Ya con tres niños para cuidar y por algunas situaciones graves con mi salud, lo laboral se me empezó a resquebrajar mientras lo familiar se iba afianzando y se iba construyendo con unos lazos inquebrantables: si la existencia no me sonrío con el éxito profesional, sí lo hizo con mi esposa y con mis hijos. Los calendarios se consumieron entre despertarlos, darles de comer, ponerles baberos, limpiarles pañales, hacer tareas con ellos, llevar y recoger a la señora en el trabajo, llevar y traer a los niños al colegio o al jardín, limpiar la casa, llevarlos a citas médicas o a que los vacunaran, al museo, hacer más tareas… ¿Saben? Ahora que soy consciente del paso de las horas, me veo ya tan lejano a aquellos días... Pero esos recuerdos los conservo nítidos en la memoria y me parecen tan bonitos. Yo, que fui siempre un hogareño, que nunca gusté de tener amistades, digo: “Ah, qué afortunado fui de haber sido el fiel encargado de mi casa.

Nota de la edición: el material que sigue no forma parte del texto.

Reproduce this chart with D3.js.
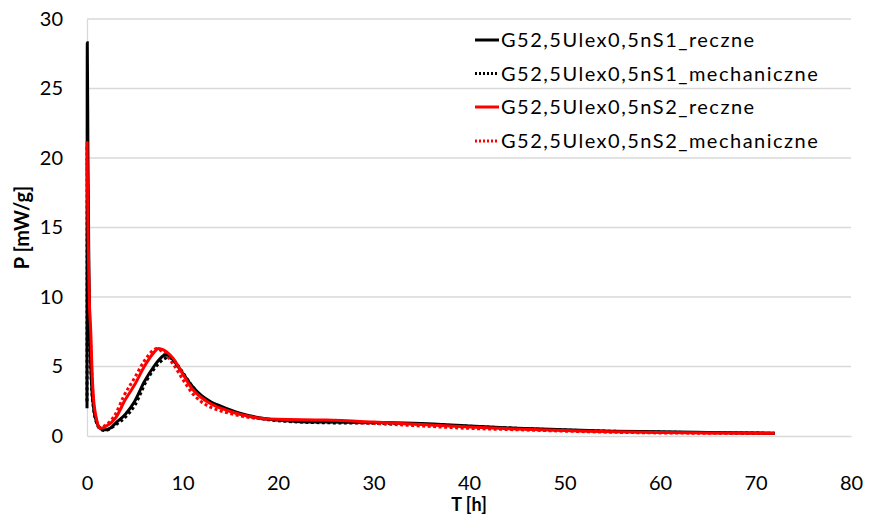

Tuvimos cierta comodidad, no lujos, comodidad para sacar a los hijos adelante y que pudieran hacer lo que les gustara. Siempre fuimos del criterio de que si uno es un barrendero, hay que ser el mejor, si es lo que le gusta, pero antes de ser excelentes profesionales, había que ser excelentes seres humanos. Lo logramos y uno de los grandes secretos fue haber tenido siempre un solo bolsillo: con lo que Marta ganaba y con lo poco que yo aportaba, porque la plata siempre fue para un objetivo común, no propio. Así fue y así sigue siendo: todo compartido. Digo ‘sigue siendo’, porque esto no se acaba, porque esto sigue hasta viejitos, hasta que uno se vaya. Si uno no puede estar ahí apoyando económicamente entonces sí puede estar apoyando con las labores del hogar, con su rol de esposo y de papá.
Y con ese rol mío nos importaba un pito lo que pensara la gente, además nosotros nunca lo vimos como algo negativo: yo no era un recostado, yo no era un pelele, yo no era un vividor, yo era un formador de personas. Muchos de los compañeros con los que estudié son muy exitosos y no todos ejercen lo que estudiaron, entonces, ¿por qué ser papá no puede ser otra rama? Claro, porque no da plata. No da plata, pero nos dio cosas más importantes, como que el día de mañana o el de hoy o el de siempre estén los hijos con nosotros sin importar los errores que cometimos en el proceso. Nos dio haber tenido y tener un hogar estable, haber caminado todos para el mismo lado. Nos dio haber construido una relación amorosa muy bella que espero dure hasta que me muera. Nos dio ver a los hijos crecer, ver que hacen lo que les gusta, que, en últimas, fue nuestro objetivo más puro. Yo no me arrepiento de haber sido amo de casa. Mi esposa tampoco.